THE EXERCISE: Return, without pictures, the lines from the start of the data through the one that contains "const fmt = n => n.toLocaleString('en-US');".
-------- GIVEN ENTRIES
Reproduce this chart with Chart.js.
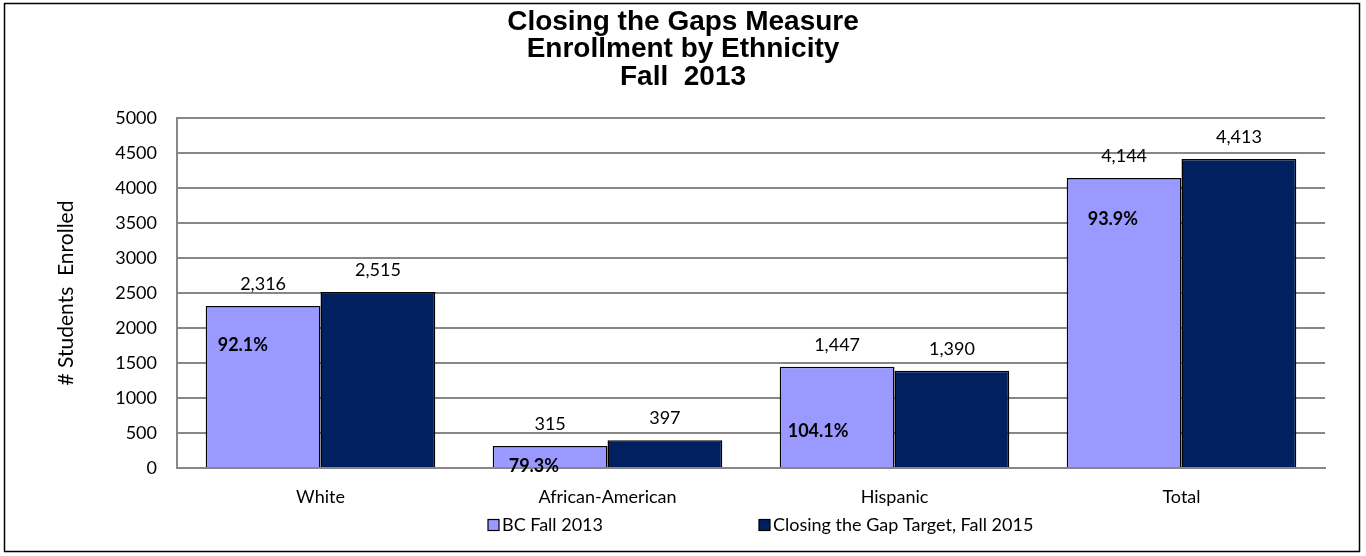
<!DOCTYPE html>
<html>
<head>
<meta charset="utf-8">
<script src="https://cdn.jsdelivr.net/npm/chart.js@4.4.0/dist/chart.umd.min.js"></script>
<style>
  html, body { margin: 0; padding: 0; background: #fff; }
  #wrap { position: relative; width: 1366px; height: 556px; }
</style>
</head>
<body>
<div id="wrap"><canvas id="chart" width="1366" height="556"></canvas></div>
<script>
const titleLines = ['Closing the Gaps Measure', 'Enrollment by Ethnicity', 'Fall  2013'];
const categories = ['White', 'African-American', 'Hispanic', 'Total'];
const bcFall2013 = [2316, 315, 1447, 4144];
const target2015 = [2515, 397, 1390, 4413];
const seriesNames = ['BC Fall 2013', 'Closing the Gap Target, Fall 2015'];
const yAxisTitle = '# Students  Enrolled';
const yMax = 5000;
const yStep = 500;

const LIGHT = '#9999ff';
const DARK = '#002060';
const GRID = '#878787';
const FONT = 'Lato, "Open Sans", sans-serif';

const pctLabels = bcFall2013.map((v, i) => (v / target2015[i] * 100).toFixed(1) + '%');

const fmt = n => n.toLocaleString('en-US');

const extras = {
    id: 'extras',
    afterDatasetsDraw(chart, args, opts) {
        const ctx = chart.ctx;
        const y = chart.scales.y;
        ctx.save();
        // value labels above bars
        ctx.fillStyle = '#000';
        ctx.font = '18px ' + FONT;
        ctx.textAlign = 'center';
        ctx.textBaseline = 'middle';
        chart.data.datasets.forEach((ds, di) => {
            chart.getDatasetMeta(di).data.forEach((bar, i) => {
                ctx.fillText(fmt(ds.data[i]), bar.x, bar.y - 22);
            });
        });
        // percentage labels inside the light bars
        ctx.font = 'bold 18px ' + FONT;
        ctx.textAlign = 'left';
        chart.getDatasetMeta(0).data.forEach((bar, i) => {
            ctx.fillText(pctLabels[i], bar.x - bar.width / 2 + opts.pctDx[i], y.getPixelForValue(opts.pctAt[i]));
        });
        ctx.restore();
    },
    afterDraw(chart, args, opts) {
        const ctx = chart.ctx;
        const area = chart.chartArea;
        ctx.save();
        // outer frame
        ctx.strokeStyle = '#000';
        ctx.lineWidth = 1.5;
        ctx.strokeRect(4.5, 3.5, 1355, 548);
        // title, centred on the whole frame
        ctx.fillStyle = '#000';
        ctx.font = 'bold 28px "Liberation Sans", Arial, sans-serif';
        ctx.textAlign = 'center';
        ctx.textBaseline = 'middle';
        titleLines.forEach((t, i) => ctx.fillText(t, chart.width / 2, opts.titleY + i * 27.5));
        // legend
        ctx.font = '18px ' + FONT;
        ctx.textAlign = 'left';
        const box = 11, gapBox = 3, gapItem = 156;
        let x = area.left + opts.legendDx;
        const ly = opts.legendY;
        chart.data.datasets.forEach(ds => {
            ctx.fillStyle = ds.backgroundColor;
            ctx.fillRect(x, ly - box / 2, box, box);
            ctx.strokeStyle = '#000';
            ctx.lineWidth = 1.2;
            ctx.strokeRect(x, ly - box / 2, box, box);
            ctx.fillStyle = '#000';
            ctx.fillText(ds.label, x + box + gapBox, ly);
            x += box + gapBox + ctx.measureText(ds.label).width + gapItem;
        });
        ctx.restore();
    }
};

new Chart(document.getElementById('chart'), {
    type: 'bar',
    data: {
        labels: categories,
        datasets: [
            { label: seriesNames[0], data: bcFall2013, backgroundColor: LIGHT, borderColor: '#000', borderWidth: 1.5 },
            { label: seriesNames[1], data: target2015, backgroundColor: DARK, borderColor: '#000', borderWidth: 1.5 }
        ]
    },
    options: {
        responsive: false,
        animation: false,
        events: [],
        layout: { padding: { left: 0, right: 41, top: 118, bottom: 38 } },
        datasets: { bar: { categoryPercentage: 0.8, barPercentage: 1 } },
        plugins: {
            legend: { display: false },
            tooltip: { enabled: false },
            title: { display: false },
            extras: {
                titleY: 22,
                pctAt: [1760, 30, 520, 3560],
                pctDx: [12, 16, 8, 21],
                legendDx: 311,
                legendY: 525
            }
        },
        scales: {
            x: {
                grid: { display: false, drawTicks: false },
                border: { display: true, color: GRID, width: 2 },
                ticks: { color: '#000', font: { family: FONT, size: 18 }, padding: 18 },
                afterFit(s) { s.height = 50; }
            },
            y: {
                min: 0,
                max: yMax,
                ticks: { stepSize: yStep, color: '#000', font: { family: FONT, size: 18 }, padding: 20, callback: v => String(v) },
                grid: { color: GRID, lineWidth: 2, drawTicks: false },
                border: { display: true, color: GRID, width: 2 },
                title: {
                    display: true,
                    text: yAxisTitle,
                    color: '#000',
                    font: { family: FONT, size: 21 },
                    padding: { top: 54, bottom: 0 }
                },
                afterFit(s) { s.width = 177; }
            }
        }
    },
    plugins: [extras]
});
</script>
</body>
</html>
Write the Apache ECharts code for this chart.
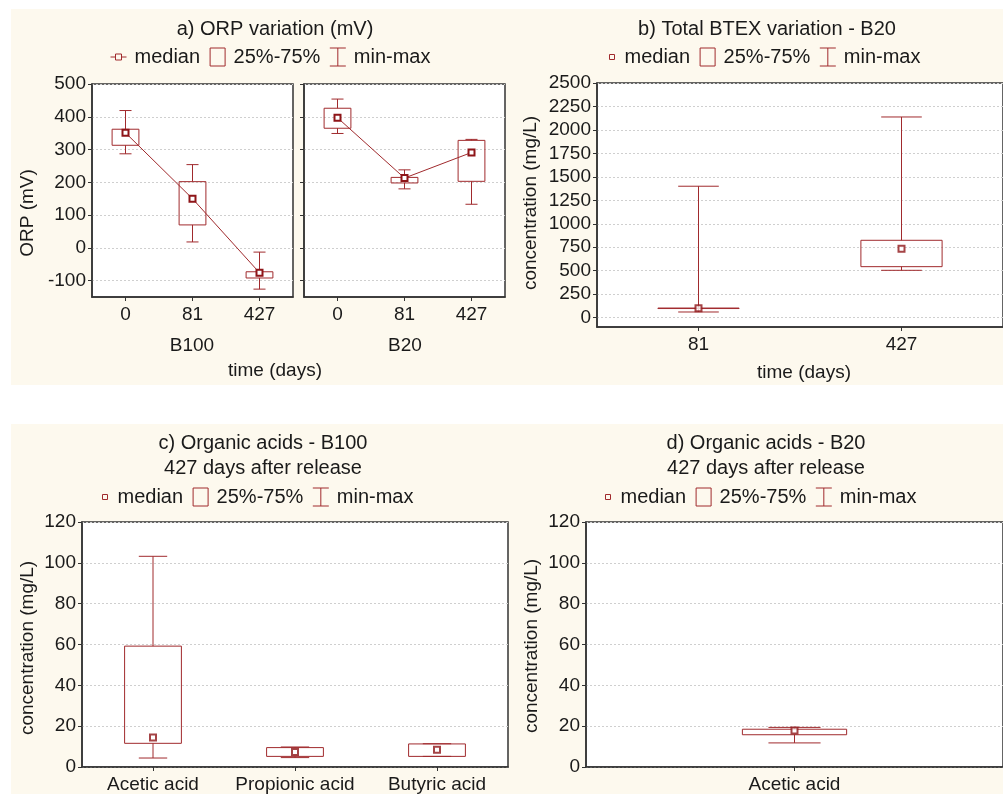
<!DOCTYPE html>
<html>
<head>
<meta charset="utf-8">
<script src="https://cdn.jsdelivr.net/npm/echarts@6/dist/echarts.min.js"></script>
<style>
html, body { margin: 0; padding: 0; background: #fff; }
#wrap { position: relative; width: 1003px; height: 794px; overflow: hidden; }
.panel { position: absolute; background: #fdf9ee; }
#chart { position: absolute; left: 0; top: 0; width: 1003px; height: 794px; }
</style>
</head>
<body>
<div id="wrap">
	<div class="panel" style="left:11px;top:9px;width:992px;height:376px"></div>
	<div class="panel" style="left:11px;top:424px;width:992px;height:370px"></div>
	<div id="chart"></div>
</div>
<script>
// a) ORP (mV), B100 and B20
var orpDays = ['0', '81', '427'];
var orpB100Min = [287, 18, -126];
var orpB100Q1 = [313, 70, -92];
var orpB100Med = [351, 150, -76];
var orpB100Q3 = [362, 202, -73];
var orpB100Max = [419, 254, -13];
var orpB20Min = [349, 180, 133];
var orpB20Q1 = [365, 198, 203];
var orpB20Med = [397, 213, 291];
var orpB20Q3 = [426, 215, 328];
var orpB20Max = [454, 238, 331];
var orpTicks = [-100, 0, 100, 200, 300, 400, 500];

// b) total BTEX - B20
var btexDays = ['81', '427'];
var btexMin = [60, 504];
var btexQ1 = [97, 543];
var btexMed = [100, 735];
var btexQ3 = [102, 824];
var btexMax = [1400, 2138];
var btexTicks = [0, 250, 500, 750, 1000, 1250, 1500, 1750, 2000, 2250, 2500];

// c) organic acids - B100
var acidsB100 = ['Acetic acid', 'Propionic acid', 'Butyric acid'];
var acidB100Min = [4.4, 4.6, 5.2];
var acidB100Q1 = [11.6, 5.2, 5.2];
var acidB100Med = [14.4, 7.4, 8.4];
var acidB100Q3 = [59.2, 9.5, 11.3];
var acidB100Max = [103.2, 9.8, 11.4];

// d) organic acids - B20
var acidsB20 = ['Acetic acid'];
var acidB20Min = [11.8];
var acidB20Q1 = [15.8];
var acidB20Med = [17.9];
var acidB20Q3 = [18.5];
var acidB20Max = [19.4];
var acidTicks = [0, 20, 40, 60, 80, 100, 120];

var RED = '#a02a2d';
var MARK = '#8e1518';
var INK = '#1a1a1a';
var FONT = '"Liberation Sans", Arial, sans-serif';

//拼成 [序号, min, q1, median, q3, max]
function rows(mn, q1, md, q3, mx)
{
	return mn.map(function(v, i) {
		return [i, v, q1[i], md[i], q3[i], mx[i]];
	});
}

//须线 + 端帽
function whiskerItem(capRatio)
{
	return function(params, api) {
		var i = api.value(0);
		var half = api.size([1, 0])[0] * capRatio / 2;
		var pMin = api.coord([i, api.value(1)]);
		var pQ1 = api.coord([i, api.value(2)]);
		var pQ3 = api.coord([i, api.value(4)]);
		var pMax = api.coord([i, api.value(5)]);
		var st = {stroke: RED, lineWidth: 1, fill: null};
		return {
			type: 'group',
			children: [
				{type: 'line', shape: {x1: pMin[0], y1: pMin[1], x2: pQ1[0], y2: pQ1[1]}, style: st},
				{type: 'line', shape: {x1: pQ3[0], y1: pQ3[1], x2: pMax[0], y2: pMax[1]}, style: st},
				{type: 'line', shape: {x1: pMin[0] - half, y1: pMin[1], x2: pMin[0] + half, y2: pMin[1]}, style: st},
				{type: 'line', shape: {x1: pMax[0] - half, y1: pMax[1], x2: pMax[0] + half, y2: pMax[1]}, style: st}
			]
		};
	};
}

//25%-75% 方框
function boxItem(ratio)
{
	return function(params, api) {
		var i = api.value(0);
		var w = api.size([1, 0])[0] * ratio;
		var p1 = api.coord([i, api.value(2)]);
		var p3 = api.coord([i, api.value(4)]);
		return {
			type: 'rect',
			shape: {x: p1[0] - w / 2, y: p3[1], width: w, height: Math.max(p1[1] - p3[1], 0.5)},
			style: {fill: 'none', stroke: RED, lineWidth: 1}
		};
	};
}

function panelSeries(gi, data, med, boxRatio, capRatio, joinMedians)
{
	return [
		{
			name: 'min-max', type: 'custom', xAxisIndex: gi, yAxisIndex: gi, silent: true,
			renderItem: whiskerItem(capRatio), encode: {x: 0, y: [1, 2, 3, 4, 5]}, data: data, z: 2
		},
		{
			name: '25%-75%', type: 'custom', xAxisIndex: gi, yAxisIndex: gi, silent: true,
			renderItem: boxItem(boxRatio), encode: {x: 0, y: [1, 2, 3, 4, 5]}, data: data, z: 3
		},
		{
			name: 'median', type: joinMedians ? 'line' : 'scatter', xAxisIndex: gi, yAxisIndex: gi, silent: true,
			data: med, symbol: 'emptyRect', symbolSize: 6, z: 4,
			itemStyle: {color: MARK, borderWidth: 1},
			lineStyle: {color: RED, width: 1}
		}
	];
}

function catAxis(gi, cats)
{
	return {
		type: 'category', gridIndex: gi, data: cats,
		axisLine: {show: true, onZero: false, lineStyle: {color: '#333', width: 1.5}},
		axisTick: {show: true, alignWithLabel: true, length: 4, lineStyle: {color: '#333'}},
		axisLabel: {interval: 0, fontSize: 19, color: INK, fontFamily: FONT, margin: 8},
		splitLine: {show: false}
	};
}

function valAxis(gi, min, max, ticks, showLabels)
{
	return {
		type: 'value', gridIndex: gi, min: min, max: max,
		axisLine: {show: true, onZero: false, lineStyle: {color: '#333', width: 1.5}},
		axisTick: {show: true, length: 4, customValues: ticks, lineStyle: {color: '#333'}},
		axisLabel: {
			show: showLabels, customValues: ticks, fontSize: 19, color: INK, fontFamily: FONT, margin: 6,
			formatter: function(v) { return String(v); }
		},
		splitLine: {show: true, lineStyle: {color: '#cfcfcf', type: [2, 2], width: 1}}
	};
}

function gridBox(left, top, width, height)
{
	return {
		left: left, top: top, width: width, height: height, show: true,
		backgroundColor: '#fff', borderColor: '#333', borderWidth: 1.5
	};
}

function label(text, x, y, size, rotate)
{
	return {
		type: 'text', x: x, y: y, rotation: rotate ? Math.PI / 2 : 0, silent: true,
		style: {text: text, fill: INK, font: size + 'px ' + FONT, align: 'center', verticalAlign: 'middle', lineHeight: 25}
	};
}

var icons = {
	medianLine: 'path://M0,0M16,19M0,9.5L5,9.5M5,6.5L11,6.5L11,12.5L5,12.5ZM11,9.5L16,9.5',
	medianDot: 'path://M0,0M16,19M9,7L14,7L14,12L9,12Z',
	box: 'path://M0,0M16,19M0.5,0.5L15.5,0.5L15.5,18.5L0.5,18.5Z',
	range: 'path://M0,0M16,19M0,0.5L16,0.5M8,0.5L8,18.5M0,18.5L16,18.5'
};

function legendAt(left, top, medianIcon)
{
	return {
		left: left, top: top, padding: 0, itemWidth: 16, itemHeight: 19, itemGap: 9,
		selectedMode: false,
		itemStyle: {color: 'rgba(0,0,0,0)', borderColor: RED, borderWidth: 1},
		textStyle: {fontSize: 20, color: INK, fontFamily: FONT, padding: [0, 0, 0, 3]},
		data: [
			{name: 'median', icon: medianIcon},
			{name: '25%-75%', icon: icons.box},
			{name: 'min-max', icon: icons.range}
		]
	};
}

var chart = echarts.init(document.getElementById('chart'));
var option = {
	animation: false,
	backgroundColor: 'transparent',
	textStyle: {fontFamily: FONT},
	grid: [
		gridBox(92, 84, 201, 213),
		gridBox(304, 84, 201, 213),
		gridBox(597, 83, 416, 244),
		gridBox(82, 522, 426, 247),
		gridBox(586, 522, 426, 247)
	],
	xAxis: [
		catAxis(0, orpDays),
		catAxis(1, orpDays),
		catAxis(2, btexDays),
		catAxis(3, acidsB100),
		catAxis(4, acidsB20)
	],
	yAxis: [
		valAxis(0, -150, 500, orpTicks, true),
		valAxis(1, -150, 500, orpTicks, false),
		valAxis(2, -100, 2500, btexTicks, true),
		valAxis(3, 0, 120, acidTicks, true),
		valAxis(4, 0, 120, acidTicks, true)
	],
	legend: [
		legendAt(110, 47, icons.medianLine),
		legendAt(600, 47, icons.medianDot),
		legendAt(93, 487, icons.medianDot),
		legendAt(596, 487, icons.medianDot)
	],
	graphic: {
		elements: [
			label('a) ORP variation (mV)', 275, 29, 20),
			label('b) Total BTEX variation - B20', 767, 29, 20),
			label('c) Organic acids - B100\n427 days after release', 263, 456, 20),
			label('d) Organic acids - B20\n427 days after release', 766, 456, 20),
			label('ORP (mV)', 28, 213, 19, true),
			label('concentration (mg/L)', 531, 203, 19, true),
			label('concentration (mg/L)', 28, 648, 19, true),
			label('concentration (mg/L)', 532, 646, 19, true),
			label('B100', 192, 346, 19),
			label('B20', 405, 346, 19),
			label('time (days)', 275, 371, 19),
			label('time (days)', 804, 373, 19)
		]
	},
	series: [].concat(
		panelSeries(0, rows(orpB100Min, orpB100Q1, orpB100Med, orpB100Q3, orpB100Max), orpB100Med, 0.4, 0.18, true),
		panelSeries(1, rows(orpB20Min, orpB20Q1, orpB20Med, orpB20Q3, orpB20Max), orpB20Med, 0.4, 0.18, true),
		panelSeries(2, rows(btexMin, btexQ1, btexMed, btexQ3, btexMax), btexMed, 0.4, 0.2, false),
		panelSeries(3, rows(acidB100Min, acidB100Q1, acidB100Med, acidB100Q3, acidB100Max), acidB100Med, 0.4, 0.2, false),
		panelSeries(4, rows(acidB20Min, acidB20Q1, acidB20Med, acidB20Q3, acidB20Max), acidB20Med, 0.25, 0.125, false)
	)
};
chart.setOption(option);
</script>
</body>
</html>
----------------
ANSWER:
Reproduce this chart with Chart.js.
<!DOCTYPE html>
<html>
<head>
<meta charset="utf-8">
<script src="https://cdn.jsdelivr.net/npm/chart.js@4.4.0/dist/chart.umd.min.js"></script>
<style>
  html, body { margin: 0; padding: 0; background: #fff; }
  #wrap { position: relative; width: 1366px; height: 556px; }
</style>
</head>
<body>
<div id="wrap"><canvas id="chart" width="1366" height="556"></canvas></div>
<script>
const titleLines = ['Closing the Gaps Measure', 'Enrollment by Ethnicity', 'Fall  2013'];
const categories = ['White', 'African-American', 'Hispanic', 'Total'];
const bcFall2013 = [2316, 315, 1447, 4144];
const target2015 = [2515, 397, 1390, 4413];
const seriesNames = ['BC Fall 2013', 'Closing the Gap Target, Fall 2015'];
const yAxisTitle = '# Students  Enrolled';
const yMax = 5000;
const yStep = 500;

const LIGHT = '#9999ff';
const DARK = '#002060';
const GRID = '#878787';
const FONT = 'Lato, "Open Sans", sans-serif';

const pctLabels = bcFall2013.map((v, i) => (v / target2015[i] * 100).toFixed(1) + '%');

const fmt = n => n.toLocaleString('en-US');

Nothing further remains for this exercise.